Domingo 5 de marzo de 1978

 

Hermanos e hijos todos de la Iglesia Romana:

Recojamos el don, el tesoro de verdad y belleza que nos ha dejado el Papa Pío IX, a quien recordamos hoy celebrando el centenario de su muerte.

Entre todas las riquezas que ha legado al pueblo fiel su arduo pontificado, hay una que apreciamos mucho, pues está garantizada por el carisma de certeza propio de su ministerio de Pastor y Maestro; es la del resplandeciente misterio de la Inmaculada Concepción de María Santísima, Madre virginal del Hombre-Dios, Jesucristo, Salvador del mundo.

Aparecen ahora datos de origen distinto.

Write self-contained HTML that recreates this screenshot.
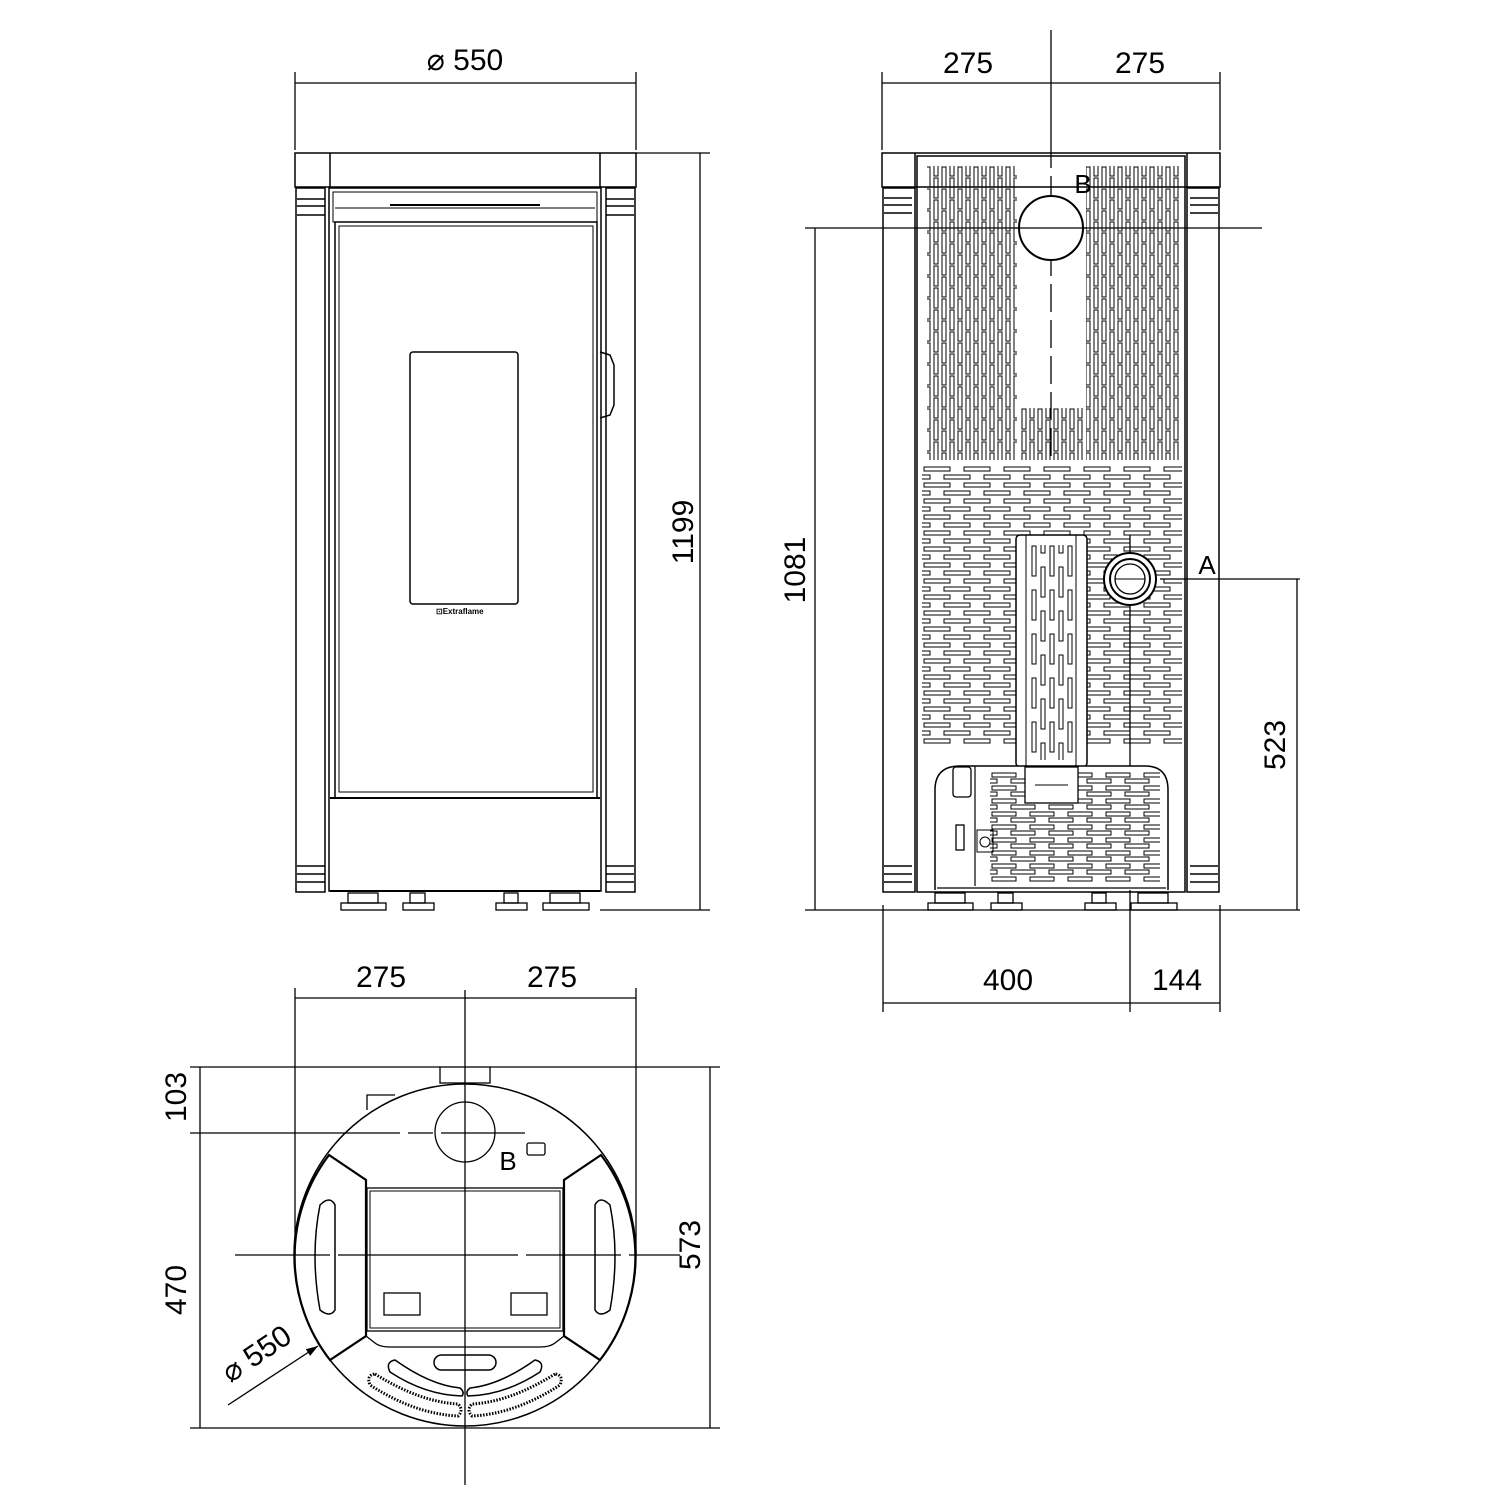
<!DOCTYPE html>
<html><head><meta charset="utf-8"><style>html,body{margin:0;padding:0;background:#fff}svg{display:block}</style></head>
<body>
<svg width="1500" height="1500" viewBox="0 0 1500 1500" xmlns="http://www.w3.org/2000/svg" font-family="Liberation Sans, sans-serif" fill="none" stroke="#000">
<defs>
<pattern id="vs" x="925" y="232" width="16" height="22" patternUnits="userSpaceOnUse">
<rect x="1" y="1" width="4" height="20" stroke-width="1"/>
<rect x="9" y="12" width="4" height="20" stroke-width="1"/>
<rect x="9" y="-10" width="4" height="20" stroke-width="1"/>
</pattern>
<pattern id="hs" x="922" y="466" width="40" height="16" patternUnits="userSpaceOnUse">
<rect x="2" y="1" width="26" height="4" stroke-width="1"/>
<rect x="22" y="9" width="26" height="4" stroke-width="1"/>
<rect x="-18" y="9" width="26" height="4" stroke-width="1"/>
</pattern>
<pattern id="hs2" x="990" y="772" width="38" height="13" patternUnits="userSpaceOnUse">
<rect x="2" y="1" width="24" height="4" stroke-width="1"/>
<rect x="21" y="7" width="24" height="4" stroke-width="1"/>
<rect x="-17" y="7" width="24" height="4" stroke-width="1"/>
</pattern>
<pattern id="ps" x="1030" y="545" width="18" height="44" patternUnits="userSpaceOnUse">
<rect x="2" y="1" width="4" height="30" stroke-width="1"/>
<rect x="11" y="22" width="4" height="30" stroke-width="1"/>
<rect x="11" y="-22" width="4" height="30" stroke-width="1"/>
</pattern>
<marker id="ar" markerWidth="12" markerHeight="8" refX="12" refY="4" orient="auto" markerUnits="userSpaceOnUse"><path d="M0,0 L12,4 L0,8Z" fill="#000" stroke="none"/></marker>
</defs>

<!-- ================= FRONT VIEW ================= -->
<g stroke-width="1.3">
<line x1="295" y1="72" x2="295" y2="150"/><line x1="636" y1="72" x2="636" y2="150"/>
<line x1="295" y1="83" x2="636" y2="83"/>
<line x1="636" y1="153" x2="710" y2="153"/><line x1="600" y1="910" x2="710" y2="910"/>
<line x1="700" y1="153" x2="700" y2="910"/>
</g>
<g fill="#000" stroke="none" font-size="30">
<text x="465" y="70" text-anchor="middle">⌀  550</text>
<text transform="translate(693,532) rotate(-90)" text-anchor="middle">1199</text>
</g>
<g stroke-width="1.5">
<rect x="295" y="153" width="341" height="34"/>
<line x1="330" y1="153" x2="330" y2="187"/><line x1="600" y1="153" x2="600" y2="187"/>
<rect x="296" y="188" width="29" height="704"/>
<rect x="606" y="188" width="29" height="704"/>
<line x1="297" y1="199" x2="325" y2="199"/><line x1="297" y1="206" x2="325" y2="206"/><line x1="297" y1="215" x2="325" y2="215"/>
<line x1="606" y1="199" x2="634" y2="199"/><line x1="606" y1="206" x2="634" y2="206"/><line x1="606" y1="215" x2="634" y2="215"/>
<line x1="297" y1="866" x2="325" y2="866"/><line x1="297" y1="874" x2="325" y2="874"/><line x1="297" y1="882" x2="325" y2="882"/>
<line x1="606" y1="866" x2="634" y2="866"/><line x1="606" y1="874" x2="634" y2="874"/><line x1="606" y1="882" x2="634" y2="882"/>
<rect x="329" y="188" width="272" height="703"/>
<rect x="333" y="192" width="264" height="30" stroke-width="1"/>
<line x1="335" y1="208" x2="595" y2="208" stroke-width="1"/>
<line x1="390" y1="205" x2="540" y2="205" stroke-width="2"/>
<rect x="335" y="222" width="262" height="576"/>
<rect x="339" y="226" width="254" height="566" stroke-width="1"/>
<rect x="410" y="352" width="108" height="252" rx="3"/>
<path d="M600 352 L610 355 L614 365 L614 405 L610 415 L600 418"/>
<line x1="330" y1="798" x2="600" y2="798" stroke-width="2"/>
<line x1="330" y1="891" x2="600" y2="891" stroke-width="2"/>
</g>
<text x="436" y="614" font-size="8" font-weight="bold" fill="#000" stroke="none">⊡Extraflame</text>
<g stroke-width="1.3">
<rect x="341" y="903" width="45" height="7"/><rect x="348" y="893" width="30" height="10"/>
<rect x="403" y="903" width="31" height="7"/><rect x="410" y="893" width="15" height="10"/>
<rect x="496" y="903" width="31" height="7"/><rect x="504" y="893" width="14" height="10"/>
<rect x="543" y="903" width="46" height="7"/><rect x="550" y="893" width="30" height="10"/>
</g>

<!-- ================= REAR VIEW ================= -->
<g stroke-width="1.3">
<line x1="882" y1="72" x2="882" y2="150"/><line x1="1220" y1="72" x2="1220" y2="150"/>
<line x1="882" y1="83" x2="1220" y2="83"/>
<line x1="1051" y1="30" x2="1051" y2="140"/>
<line x1="805" y1="228" x2="1262" y2="228"/>
<line x1="815" y1="228" x2="815" y2="910"/>
<line x1="805" y1="910" x2="1300" y2="910"/>
<line x1="1160" y1="579" x2="1300" y2="579"/>
<line x1="1297" y1="579" x2="1297" y2="910"/>
<line x1="883" y1="905" x2="883" y2="1012"/><line x1="1220" y1="905" x2="1220" y2="1012"/>
<line x1="1130" y1="535" x2="1130" y2="1012"/>
<line x1="883" y1="1003" x2="1220" y2="1003"/>
</g>
<g fill="#000" stroke="none" font-size="30">
<text x="968" y="73" text-anchor="middle">275</text>
<text x="1140" y="73" text-anchor="middle">275</text>
<text transform="translate(805,570) rotate(-90)" text-anchor="middle">1081</text>
<text transform="translate(1285,745) rotate(-90)" text-anchor="middle">523</text>
<text x="1008" y="990" text-anchor="middle">400</text>
<text x="1177" y="990" text-anchor="middle">144</text>
<text x="1207" y="574" text-anchor="middle" font-size="26">A</text>
<text x="1083" y="193" text-anchor="middle" font-size="26">B</text>
</g>
<g stroke-width="1.5">
<rect x="882" y="153" width="338" height="34"/>
<line x1="915" y1="153" x2="915" y2="187"/><line x1="1187" y1="153" x2="1187" y2="187"/>
<rect x="883" y="188" width="32" height="704"/>
<rect x="1187" y="188" width="32" height="704"/>
<line x1="884" y1="198" x2="912" y2="198"/><line x1="884" y1="205" x2="912" y2="205"/><line x1="884" y1="213" x2="912" y2="213"/>
<line x1="1190" y1="198" x2="1218" y2="198"/><line x1="1190" y1="205" x2="1218" y2="205"/><line x1="1190" y1="213" x2="1218" y2="213"/>
<line x1="884" y1="866" x2="912" y2="866"/><line x1="884" y1="874" x2="912" y2="874"/><line x1="884" y1="882" x2="912" y2="882"/>
<line x1="1190" y1="866" x2="1218" y2="866"/><line x1="1190" y1="874" x2="1218" y2="874"/><line x1="1190" y1="882" x2="1218" y2="882"/>
<rect x="917" y="156" width="268" height="736"/>
</g>
<rect x="927" y="166" width="90" height="294" fill="url(#vs)" stroke="none"/>
<rect x="1086" y="166" width="94" height="294" fill="url(#vs)" stroke="none"/>
<rect x="1019" y="408" width="66" height="52" fill="url(#vs)" stroke="none"/>
<line x1="1051" y1="140" x2="1051" y2="460" stroke-width="1.3" stroke-dasharray="28 8"/>
<circle cx="1051" cy="228" r="32" fill="#fff" stroke-width="2"/>
<line x1="1015" y1="228" x2="1087" y2="228" stroke-width="1.3"/>
<rect x="922" y="466" width="260" height="280" fill="url(#hs)" stroke="none"/>
<rect x="1016" y="535" width="71" height="232" rx="4" fill="#fff" stroke-width="1.5"/>
<rect x="1026" y="535" width="50" height="232" stroke-width="1"/>
<rect x="1030" y="545" width="44" height="215" fill="url(#ps)" stroke="none"/>
<circle cx="1130" cy="579" r="26" fill="#fff" stroke-width="2"/>
<circle cx="1130" cy="579" r="20" stroke-width="2"/>
<circle cx="1130" cy="579" r="15" stroke-width="1.3"/>
<line x1="1115" y1="579" x2="1145" y2="579" stroke-width="1"/>
<path d="M935 890 L935 790 Q935 766 960 766 L1145 766 Q1168 766 1168 790 L1168 890" fill="#fff" stroke-width="1.5"/>
<rect x="990" y="772" width="170" height="110" fill="url(#hs2)" stroke="none"/>
<line x1="975" y1="766" x2="975" y2="886" stroke-width="1.2"/>
<rect x="953" y="767" width="18" height="30" rx="3" stroke-width="1.3"/>
<rect x="956" y="825" width="8" height="25" stroke-width="1.3"/>
<rect x="977" y="830" width="16" height="22" stroke-width="1"/><circle cx="985" cy="842" r="5" stroke-width="1"/>
<rect x="1025" y="767" width="53" height="36" fill="#fff" stroke-width="1.3"/>
<line x1="1035" y1="785" x2="1068" y2="785" stroke-width="1"/>
<line x1="937" y1="888" x2="1166" y2="888" stroke-width="1.3"/>
<g stroke-width="1.3">
<rect x="928" y="903" width="45" height="7"/><rect x="935" y="893" width="30" height="10"/>
<rect x="991" y="903" width="31" height="7"/><rect x="998" y="893" width="15" height="10"/>
<rect x="1085" y="903" width="31" height="7"/><rect x="1092" y="893" width="14" height="10"/>
<rect x="1131" y="903" width="46" height="7"/><rect x="1138" y="893" width="30" height="10"/>
</g>

<!-- ================= TOP VIEW ================= -->
<g stroke-width="1.3">
<line x1="295" y1="988" x2="295" y2="1255"/><line x1="636" y1="988" x2="636" y2="1255"/>
<line x1="295" y1="998" x2="636" y2="998"/>
<line x1="465" y1="990" x2="465" y2="1485"/>
<line x1="190" y1="1067" x2="440" y2="1067"/><line x1="490" y1="1067" x2="720" y2="1067"/>
<line x1="190" y1="1133" x2="300" y2="1133"/>
<line x1="300" y1="1133" x2="525" y2="1133" stroke-dasharray="100 8 25 8"/>
<line x1="235" y1="1255" x2="680" y2="1255" stroke-dasharray="95 8 180 8"/>
<line x1="190" y1="1428" x2="720" y2="1428"/>
<line x1="200" y1="1067" x2="200" y2="1428"/>
<line x1="710" y1="1067" x2="710" y2="1428"/>
<line x1="228" y1="1405" x2="318" y2="1346" marker-end="url(#ar)"/>
</g>
<g fill="#000" stroke="none" font-size="30">
<text x="381" y="987" text-anchor="middle">275</text>
<text x="552" y="987" text-anchor="middle">275</text>
<text transform="translate(186,1097) rotate(-90)" text-anchor="middle">103</text>
<text transform="translate(186,1290) rotate(-90)" text-anchor="middle">470</text>
<text transform="translate(700,1245) rotate(-90)" text-anchor="middle">573</text>
<text transform="translate(262,1362) rotate(-34)" text-anchor="middle">⌀  550</text>
<text x="508" y="1170" text-anchor="middle" font-size="26">B</text>
</g>
<g stroke-width="1.8">
<circle cx="465" cy="1255" r="171" stroke-width="1.5"/>
<rect x="440" y="1067" width="50" height="16" stroke-width="1.3"/>
<polyline points="367,1110 367,1095 395,1095" stroke-width="1.3"/>
<circle cx="465" cy="1132" r="30" stroke-width="1.3"/>
<rect x="527" y="1143" width="18" height="12" rx="2" stroke-width="1.3"/>
<path d="M329 1155 L366 1180 L366 1336 L330 1360 A168 168 0 0 1 329 1155Z" stroke-width="2.2"/>
<path d="M601 1155 L564 1180 L564 1336 L600 1360 A168 168 0 0 0 601 1155Z" stroke-width="2.2"/>
<rect x="367" y="1188" width="196" height="143" stroke-width="1.3"/>
<rect x="370" y="1191" width="190" height="137" stroke-width="1"/>
<path d="M366 1336 L375 1343 Q380 1347 390 1347 L540 1347 Q550 1347 555 1343 L564 1336" stroke-width="1.3"/>
<path d="M320 1205 Q310 1255 320 1310 Q330 1318 335 1310 L335 1205 Q330 1195 320 1205Z" stroke-width="1.5"/>
<path d="M610 1205 Q620 1255 610 1310 Q600 1318 595 1310 L595 1205 Q600 1195 610 1205Z" stroke-width="1.5"/>
<rect x="384" y="1293" width="36" height="22" stroke-width="1.3"/>
<rect x="511" y="1293" width="36" height="22" stroke-width="1.3"/>
<rect x="434" y="1355" width="62" height="15" rx="7.5" stroke-width="1.5"/>
<path d="M395 1360 Q430 1385 460 1388 Q465 1392 462 1396 Q425 1395 390 1372 Q385 1362 395 1360Z" stroke-width="1.5"/>
<path d="M535 1360 Q500 1385 470 1388 Q465 1392 468 1396 Q505 1395 540 1372 Q545 1362 535 1360Z" stroke-width="1.5"/>
<path d="M375 1374 Q420 1402 458 1404 Q464 1410 458 1416 Q415 1414 370 1385 Q366 1375 375 1374Z" stroke-width="3" stroke-dasharray="1.5 1.5"/>
<path d="M555 1374 Q510 1402 472 1404 Q466 1410 472 1416 Q515 1414 560 1385 Q564 1375 555 1374Z" stroke-width="3" stroke-dasharray="1.5 1.5"/>
</g>
</svg>
</body></html>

Alegrémonos. Precisamente por esto la Virgen es nuestra Madre espiritual, nueva Eva inocente, toda Ella pureza, belleza, bondad. El género humano vuelve a aparecer en su esplendor primigenio regenerado.

En María tenemos el dechado, el modelo de perfección humana; tenemos a la "llena de gracia", es decir, a la Mujer bendita entre todas, que espeja en Sí misma la idea íntegra y espléndida de Dios, quien ha querido hacer del hombre su propia imagen antes de la ruina del pecado original; y quien, en previsión de los méritos infinitos de Cristo Redentor, ha vuelto a rehacer en María la excepcional criatura reflejo de su semejanza fascinadora. Esta es una estrella que no se apaga; es una flor que brota en el cenagal de la miseria humana, y que no se marchita, sino que permanece virgen y pura, toda Ella candor, toda bondad, para gloria de Dios y consuelo de nosotros los mortales, como llamada maternal, como hermana llena de felicidad y expresión ejemplar de amistad, algo totalmente ideal y, a la vez, completamente real; y para nosotros esperanza plena e inquebrantable —recordando las palabras bíblicas— de que "donde abundó el pecado, sobreabundó la gracia" (Rom 5, 20).

Hijos y hermanos: este recuerdo mariano ilumina nuestra preparación a la Pascua, recordando al Papa de la Inmaculada en la desolación de este mundo nuestro que tiene también en la Virgen su esperanza inquebrantable.